In “Joint Identification of Location and Dispersion Effects in Unreplicated Two-Level Factorials,” Andrew J. Henrey and Thomas M. Loughin relax the assumption that the location effects have been identified correctly when estimating dispersion effects in unreplicated factorial designs, violation of which degrades the performance of existing methods. The authors develop a method for joint identification of location and dispersion effects that can reliably identify active effects of both types. A normal-based model containing parameters for effects in both the mean and variance is used and parameters are estimated using maximum likelihood with subsequent effect selection via a specially derived information criterion. The method successfully identifies sensible location-dispersion models missed by methods that rely on sequential estimation of location and dispersion effects.

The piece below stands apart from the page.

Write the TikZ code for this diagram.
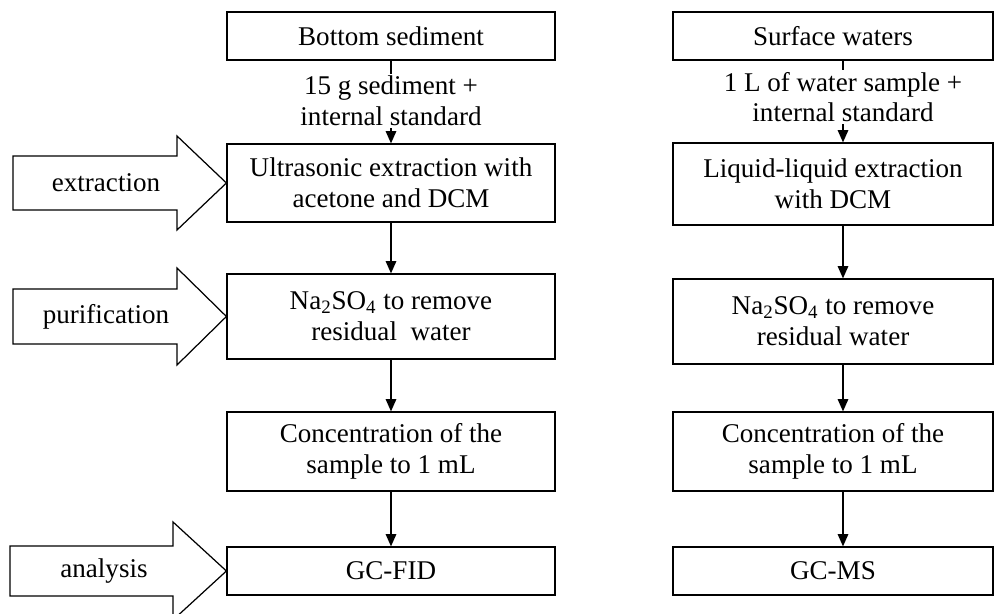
\documentclass[tikz,border=0pt]{standalone}
\usepackage{fontspec}
\setmainfont{Liberation Serif}
\usetikzlibrary{arrows.meta}

\tikzset{
  stage/.style={draw, line width=0.7pt, align=center, inner sep=2pt,
    font=\fontsize{15.4}{17.5}\selectfont},
  amount/.style={fill=white, align=center, inner sep=1pt,
    font=\fontsize{15.4}{17.5}\selectfont},
  flow/.style={-{Triangle[width=6pt,length=7pt]}, line width=0.8pt},
  bigarrow/.style={draw, line width=0.7pt, fill=white, line join=miter},
  phase/.style={font=\fontsize{15.4}{17.5}\selectfont}
}

\begin{document}
\begin{tikzpicture}[x=0.02cm, y=-0.02cm]
\useasboundingbox (0,0) rectangle (995,614);

% Sediment column
\node[stage, minimum width=6.56cm, minimum height=0.96cm] (sed1) at (391,36) {Bottom sediment};
\node[stage, minimum width=6.56cm, minimum height=1.56cm] (sed2) at (391,183) {Ultrasonic extraction with\\acetone and DCM};
\node[stage, minimum width=6.56cm, minimum height=1.7cm] (sed3) at (391,316.5) {Na\textsubscript{2}SO\textsubscript{4} to remove\\residual \ water};
\node[stage, minimum width=6.56cm, minimum height=1.58cm] (sed4) at (391,451.5) {Concentration of the\\sample to 1 mL};
\node[stage, minimum width=6.56cm, minimum height=0.96cm] (sed5) at (391,571) {GC-FID};

\draw[flow] (sed1) -- (sed2);
\node[amount] (sedin) at (391,101) {15 g sediment +\\internal standard};
\draw[flow] (sed2) -- (sed3);
\draw[flow] (sed3) -- (sed4);
\draw[flow] (sed4) -- (sed5);

% Water column
\node[stage, minimum width=6.4cm, minimum height=0.96cm] (wat1) at (833,36) {Surface waters};
\node[stage, minimum width=6.4cm, minimum height=1.64cm] (wat2) at (833,184) {Liquid-liquid extraction\\with DCM};
\node[stage, minimum width=6.4cm, minimum height=1.7cm] (wat3) at (833,321.5) {Na\textsubscript{2}SO\textsubscript{4} to remove\\residual water};
\node[stage, minimum width=6.4cm, minimum height=1.58cm] (wat4) at (833,451.5) {Concentration of the\\sample to 1 mL};
\node[stage, minimum width=6.4cm, minimum height=0.96cm] (wat5) at (833,571) {GC-MS};

\draw[flow] ([xshift=0.2cm]wat1.south) -- ([xshift=0.2cm]wat2.north);
\node[amount] (watin) at (843,97) {1 L of water sample +\\internal standard};
\draw[flow] ([xshift=0.2cm]wat2.south) -- ([xshift=0.2cm]wat3.north);
\draw[flow] ([xshift=0.2cm]wat3.south) -- ([xshift=0.2cm]wat4.north);
\draw[flow] ([xshift=0.2cm]wat4.south) -- ([xshift=0.2cm]wat5.north);

% Step arrows
\draw[bigarrow] (13,156) -- (177,156) -- (177,136) -- (sed2.west) -- (177,230) -- (177,210) -- (13,210) -- cycle;
\node[phase] (extr) at (106,183) {extraction};
\draw[bigarrow] (13,289) -- (177,289) -- (177,268) -- (sed3.west) -- (177,365) -- (177,344) -- (13,344) -- cycle;
\node[phase] (purif) at (106,316.5) {purification};
\draw[bigarrow] (10,546) -- (173,546) -- (173,522) -- (sed5.west) -- (173,620) -- (173,596) -- (10,596) -- cycle;
\node[phase] (anal) at (104,571) {analysis};

\end{tikzpicture}
\end{document}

“Anomaly Detection in Images with Smooth Background via Smooth-Sparse Decomposition,” by Hao Yan, Kamran Paynabar, and Jianjun Shi, tackles the emerging problem of how to analyze high-dimensional streams of image-based inspection data for process monitoring purposes. In manufacturing applications such as steel, composites, and textile production, anomaly detection in noisy images is of special importance. Although several methods exist for image denoising and anomaly detection, most perform denoising and detection sequentially, which affects detection accuracy and efficiency, in addition to being computationally prohibitive for real-time applications. The authors develop a new approach for anomaly detection in noisy images with smooth backgrounds. Termed smooth-sparse decomposition, the approach exploits regularized high-dimensional regression to decompose an image and separate anomalous regions by solving a large-scale optimization problem. Fast algorithms for solving the optimization model are also developed.

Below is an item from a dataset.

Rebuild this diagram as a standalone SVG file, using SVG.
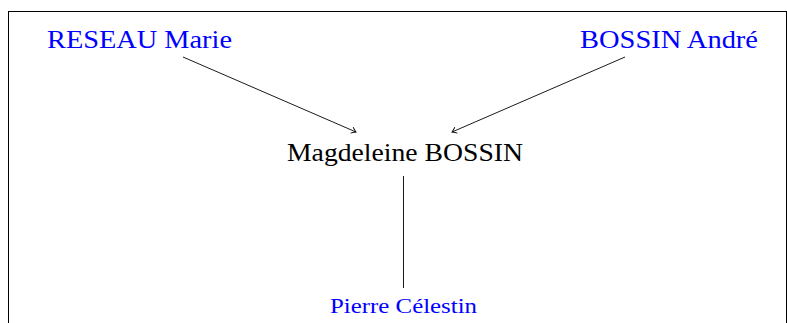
<svg xmlns="http://www.w3.org/2000/svg" width="787" height="323" viewBox="0 0 787 323">
<style>
text { font-family: 'Liberation Serif', 'Times New Roman', serif; text-anchor: middle; }
.blue { fill: #0000ff; }
.big { font-size: 26px; }
.small { font-size: 21px; }
.edge { stroke: #000; stroke-width: 0.9; fill: none; }
</style>
<defs>
<marker id="arr" viewBox="-6 -4 8 8" markerWidth="8" markerHeight="8" refX="0" refY="0" orient="auto" markerUnits="userSpaceOnUse">
<path d="M -4.5 -3.2 Q -1.5 -0.8 0 0 Q -1.5 0.8 -4.5 3.2" stroke="#000" stroke-width="0.9" fill="none"/>
</marker>
</defs>
<rect x="8.5" y="11.5" width="778" height="330" fill="none" stroke="#000" stroke-width="1"/>
<g id="connectors">
<line class="edge" x1="183" y1="57" x2="356" y2="132" marker-end="url(#arr)"/>
<line class="edge" x1="625" y1="57" x2="452" y2="132" marker-end="url(#arr)"/>
<line class="edge" x1="403.5" y1="176" x2="403.5" y2="288"/>
</g>
<g id="reseau-marie"><text class="blue big" x="139.5" y="48" textLength="185" lengthAdjust="spacingAndGlyphs">RESEAU Marie</text></g>
<g id="bossin-andre"><text class="blue big" x="669" y="48" textLength="178" lengthAdjust="spacingAndGlyphs">BOSSIN André</text></g>
<g id="magdeleine-bossin"><text class="big" x="405" y="161" textLength="236" lengthAdjust="spacingAndGlyphs">Magdeleine BOSSIN</text></g>
<g id="pierre-celestin"><text class="blue small" x="403.5" y="313" textLength="147" lengthAdjust="spacingAndGlyphs">Pierre Célestin</text></g>
</svg>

In “Estimation of Field Reliability Based on Aggregate Lifetime Data,” Piao Chen and Zhi-Sheng Ye present an approach for fitting distribution models to failure data that are aggregated (with substantial loss of information) in a particular way that is common in reliability databases for complex systems with many components. Instead of individual failure times, each aggregate data point is the sum of a series of collective failures representing the cumulative operating time of one component from system commencement to the last component replacement. This data format differs from traditional lifetime data and makes statistical inference challenging. The authors consider gamma and inverse Gaussian distribution models and develop procedures for point and interval estimation of the parameters, based on the aggregated data.